> Aim of the task
Starting at the top of the listing, extract every line up to and including the one with "const ETA_02 = [89.02, 87.14, 86.93, 86.77, 86.5];". Pictures stay out of the copy.

> Source material
------

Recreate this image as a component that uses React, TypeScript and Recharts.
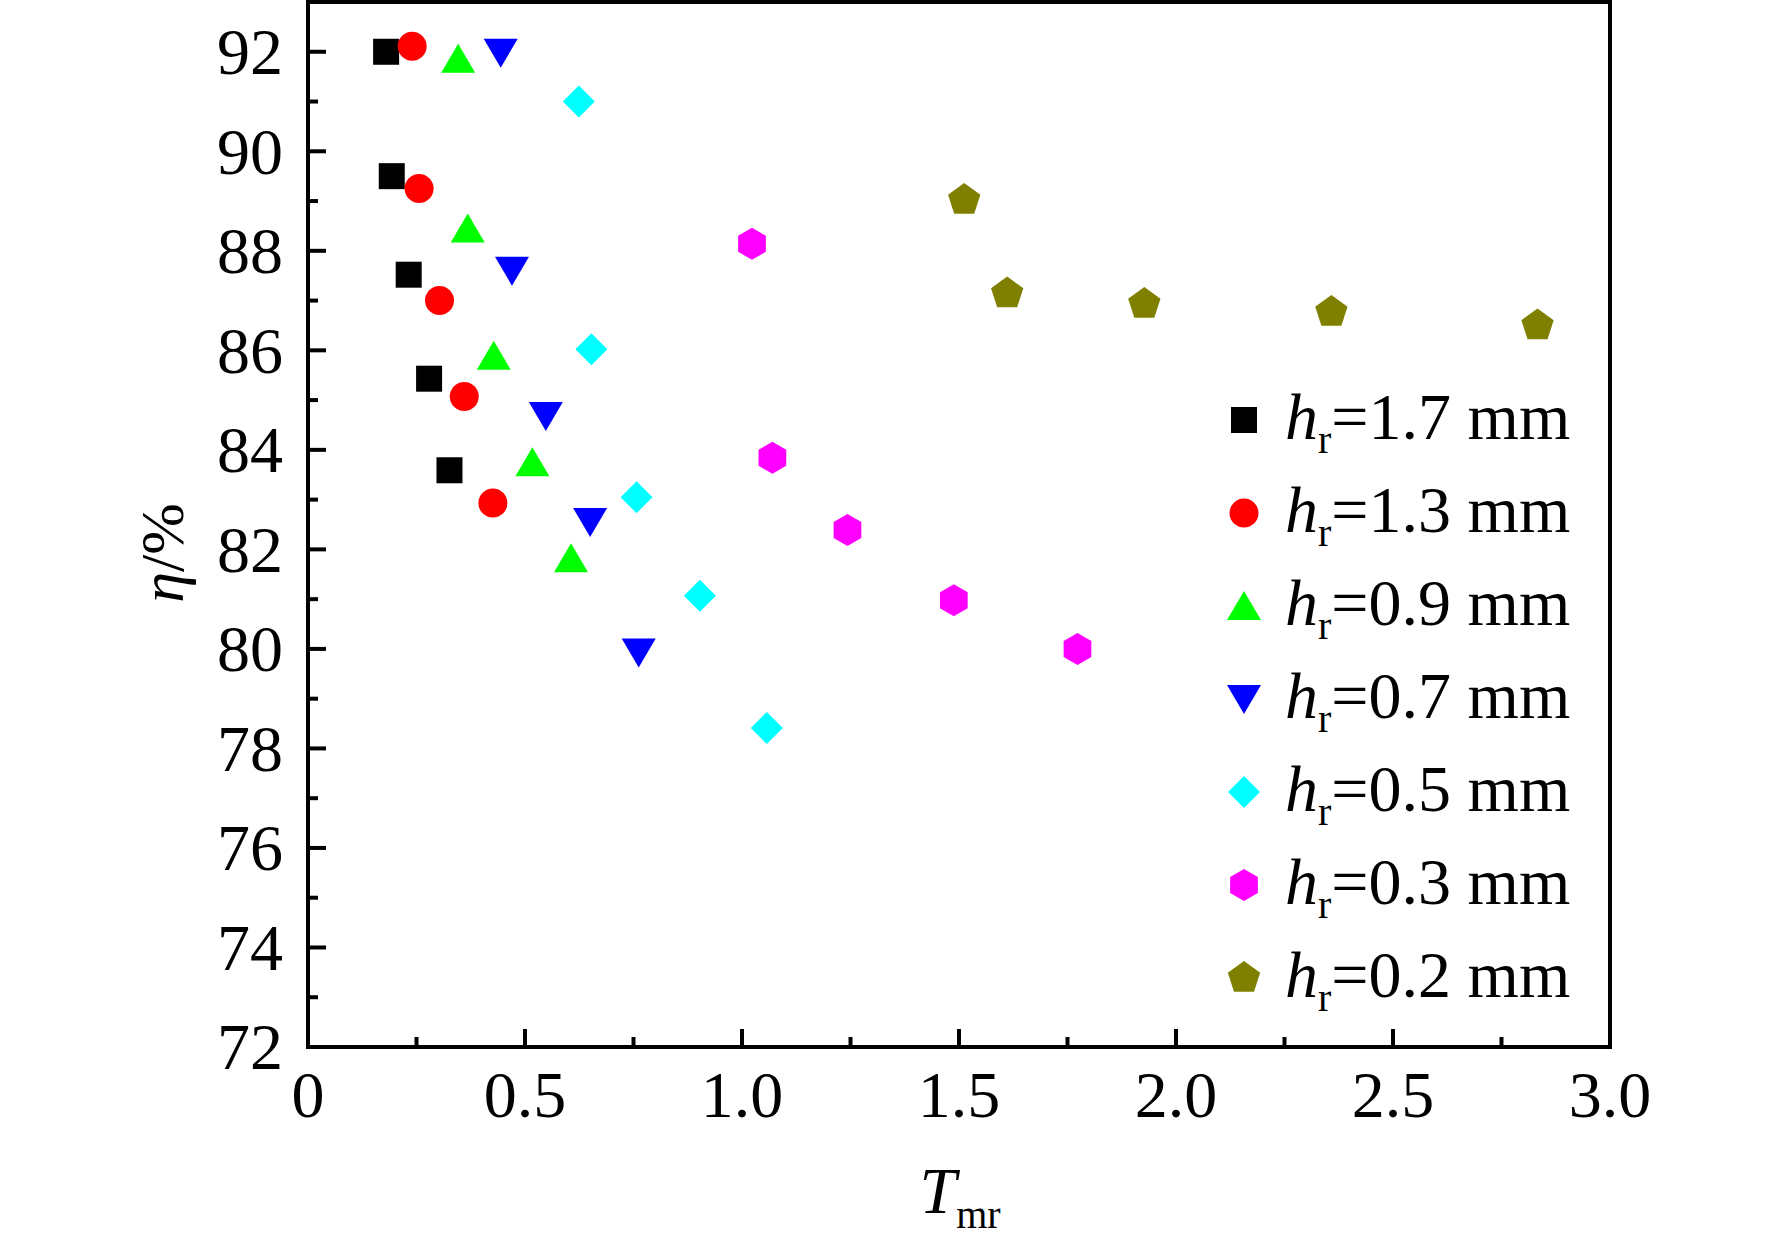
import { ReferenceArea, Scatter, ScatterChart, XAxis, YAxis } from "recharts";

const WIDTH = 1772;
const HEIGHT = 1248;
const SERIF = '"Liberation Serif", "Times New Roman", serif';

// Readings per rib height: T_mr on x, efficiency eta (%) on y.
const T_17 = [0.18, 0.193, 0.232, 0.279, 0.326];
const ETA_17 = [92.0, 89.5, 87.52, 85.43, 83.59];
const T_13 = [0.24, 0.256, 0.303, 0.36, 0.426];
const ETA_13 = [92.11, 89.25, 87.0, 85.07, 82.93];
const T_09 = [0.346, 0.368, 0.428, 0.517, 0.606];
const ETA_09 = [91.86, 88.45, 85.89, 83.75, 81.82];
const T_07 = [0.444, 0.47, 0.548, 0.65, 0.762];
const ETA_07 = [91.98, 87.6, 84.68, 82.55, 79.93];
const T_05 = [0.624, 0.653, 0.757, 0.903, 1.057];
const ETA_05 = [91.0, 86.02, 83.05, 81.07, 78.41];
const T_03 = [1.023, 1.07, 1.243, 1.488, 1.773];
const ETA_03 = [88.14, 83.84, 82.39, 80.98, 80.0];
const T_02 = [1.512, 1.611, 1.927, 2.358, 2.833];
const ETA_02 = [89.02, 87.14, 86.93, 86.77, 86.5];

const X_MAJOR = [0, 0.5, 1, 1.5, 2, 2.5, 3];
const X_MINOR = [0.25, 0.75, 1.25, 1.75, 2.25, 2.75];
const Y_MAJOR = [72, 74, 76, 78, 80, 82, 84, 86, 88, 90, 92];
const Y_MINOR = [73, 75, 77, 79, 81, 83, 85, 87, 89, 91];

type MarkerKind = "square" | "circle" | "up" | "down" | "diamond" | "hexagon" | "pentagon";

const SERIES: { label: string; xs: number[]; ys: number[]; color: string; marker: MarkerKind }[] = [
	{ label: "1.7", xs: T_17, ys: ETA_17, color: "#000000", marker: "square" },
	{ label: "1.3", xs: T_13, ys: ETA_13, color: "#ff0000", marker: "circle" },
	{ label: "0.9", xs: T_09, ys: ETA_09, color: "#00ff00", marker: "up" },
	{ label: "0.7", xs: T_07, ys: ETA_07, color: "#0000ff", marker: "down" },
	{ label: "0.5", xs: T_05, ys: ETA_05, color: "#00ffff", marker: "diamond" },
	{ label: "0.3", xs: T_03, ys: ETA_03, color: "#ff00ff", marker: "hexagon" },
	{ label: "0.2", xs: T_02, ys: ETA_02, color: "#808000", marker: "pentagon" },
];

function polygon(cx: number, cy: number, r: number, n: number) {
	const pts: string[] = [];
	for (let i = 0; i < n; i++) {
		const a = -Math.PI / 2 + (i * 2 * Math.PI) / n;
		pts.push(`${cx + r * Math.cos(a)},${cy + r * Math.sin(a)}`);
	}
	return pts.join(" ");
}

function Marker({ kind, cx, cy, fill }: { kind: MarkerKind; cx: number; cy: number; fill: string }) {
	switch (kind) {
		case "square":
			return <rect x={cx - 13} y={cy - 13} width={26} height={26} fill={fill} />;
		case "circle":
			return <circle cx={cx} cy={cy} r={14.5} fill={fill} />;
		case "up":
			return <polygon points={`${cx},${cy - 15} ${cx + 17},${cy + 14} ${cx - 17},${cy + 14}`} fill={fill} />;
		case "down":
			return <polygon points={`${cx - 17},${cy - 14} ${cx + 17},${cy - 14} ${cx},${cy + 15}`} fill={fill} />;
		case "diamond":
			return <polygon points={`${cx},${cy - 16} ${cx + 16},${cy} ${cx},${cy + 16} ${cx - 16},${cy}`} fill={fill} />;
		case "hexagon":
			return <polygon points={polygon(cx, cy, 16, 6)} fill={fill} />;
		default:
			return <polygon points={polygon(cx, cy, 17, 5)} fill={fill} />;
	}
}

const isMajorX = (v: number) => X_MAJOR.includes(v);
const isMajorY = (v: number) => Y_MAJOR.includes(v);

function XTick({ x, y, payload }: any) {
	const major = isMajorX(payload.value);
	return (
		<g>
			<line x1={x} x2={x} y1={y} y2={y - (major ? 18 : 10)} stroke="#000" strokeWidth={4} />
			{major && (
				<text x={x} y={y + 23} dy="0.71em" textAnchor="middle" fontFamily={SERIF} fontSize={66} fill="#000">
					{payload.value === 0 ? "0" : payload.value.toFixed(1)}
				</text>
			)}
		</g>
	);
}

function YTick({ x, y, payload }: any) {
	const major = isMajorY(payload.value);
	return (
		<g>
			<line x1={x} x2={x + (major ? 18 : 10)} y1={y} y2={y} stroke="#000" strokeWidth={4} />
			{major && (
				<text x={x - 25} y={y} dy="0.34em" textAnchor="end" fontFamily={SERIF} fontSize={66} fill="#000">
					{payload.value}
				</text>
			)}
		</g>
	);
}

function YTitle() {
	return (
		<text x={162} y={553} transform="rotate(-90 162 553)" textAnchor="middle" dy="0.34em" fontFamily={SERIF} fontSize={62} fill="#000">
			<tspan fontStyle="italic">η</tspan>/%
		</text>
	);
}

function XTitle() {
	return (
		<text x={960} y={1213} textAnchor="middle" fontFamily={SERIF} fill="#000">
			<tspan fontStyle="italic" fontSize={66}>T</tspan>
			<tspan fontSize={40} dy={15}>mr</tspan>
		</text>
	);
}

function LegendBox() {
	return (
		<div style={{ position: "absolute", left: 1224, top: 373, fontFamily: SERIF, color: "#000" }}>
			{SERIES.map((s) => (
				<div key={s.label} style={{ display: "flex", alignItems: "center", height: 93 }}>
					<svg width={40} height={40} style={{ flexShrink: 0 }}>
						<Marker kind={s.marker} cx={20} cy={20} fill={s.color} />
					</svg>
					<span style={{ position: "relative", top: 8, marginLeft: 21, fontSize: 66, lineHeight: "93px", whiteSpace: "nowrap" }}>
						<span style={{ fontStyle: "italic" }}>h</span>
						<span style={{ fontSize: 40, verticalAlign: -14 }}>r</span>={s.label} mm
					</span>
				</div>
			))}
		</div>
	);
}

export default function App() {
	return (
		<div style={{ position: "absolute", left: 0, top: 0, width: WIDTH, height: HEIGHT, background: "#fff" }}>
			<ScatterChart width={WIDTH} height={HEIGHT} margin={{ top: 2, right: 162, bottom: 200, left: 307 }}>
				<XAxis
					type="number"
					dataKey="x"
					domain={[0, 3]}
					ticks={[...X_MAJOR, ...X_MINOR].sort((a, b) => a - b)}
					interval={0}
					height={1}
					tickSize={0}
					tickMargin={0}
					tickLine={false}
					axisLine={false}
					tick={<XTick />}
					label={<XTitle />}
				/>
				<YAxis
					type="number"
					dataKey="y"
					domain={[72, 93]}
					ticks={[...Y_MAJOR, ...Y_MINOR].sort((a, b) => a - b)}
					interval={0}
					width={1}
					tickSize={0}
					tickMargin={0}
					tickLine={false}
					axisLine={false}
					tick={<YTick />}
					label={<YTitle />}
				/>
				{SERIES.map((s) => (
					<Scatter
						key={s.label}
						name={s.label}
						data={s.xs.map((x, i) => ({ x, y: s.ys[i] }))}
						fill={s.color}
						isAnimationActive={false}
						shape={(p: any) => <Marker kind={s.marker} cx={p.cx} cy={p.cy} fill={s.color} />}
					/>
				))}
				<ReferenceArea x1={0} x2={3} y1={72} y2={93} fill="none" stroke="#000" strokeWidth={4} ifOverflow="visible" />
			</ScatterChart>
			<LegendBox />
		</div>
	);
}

------

> Exercise response
Recreate this image as a component that uses React, TypeScript and Recharts.
import { ReferenceArea, Scatter, ScatterChart, XAxis, YAxis } from "recharts";

const WIDTH = 1772;
const HEIGHT = 1248;
const SERIF = '"Liberation Serif", "Times New Roman", serif';

// Readings per rib height: T_mr on x, efficiency eta (%) on y.
const T_17 = [0.18, 0.193, 0.232, 0.279, 0.326];
const ETA_17 = [92.0, 89.5, 87.52, 85.43, 83.59];
const T_13 = [0.24, 0.256, 0.303, 0.36, 0.426];
const ETA_13 = [92.11, 89.25, 87.0, 85.07, 82.93];
const T_09 = [0.346, 0.368, 0.428, 0.517, 0.606];
const ETA_09 = [91.86, 88.45, 85.89, 83.75, 81.82];
const T_07 = [0.444, 0.47, 0.548, 0.65, 0.762];
const ETA_07 = [91.98, 87.6, 84.68, 82.55, 79.93];
const T_05 = [0.624, 0.653, 0.757, 0.903, 1.057];
const ETA_05 = [91.0, 86.02, 83.05, 81.07, 78.41];
const T_03 = [1.023, 1.07, 1.243, 1.488, 1.773];
const ETA_03 = [88.14, 83.84, 82.39, 80.98, 80.0];
const T_02 = [1.512, 1.611, 1.927, 2.358, 2.833];
const ETA_02 = [89.02, 87.14, 86.93, 86.77, 86.5];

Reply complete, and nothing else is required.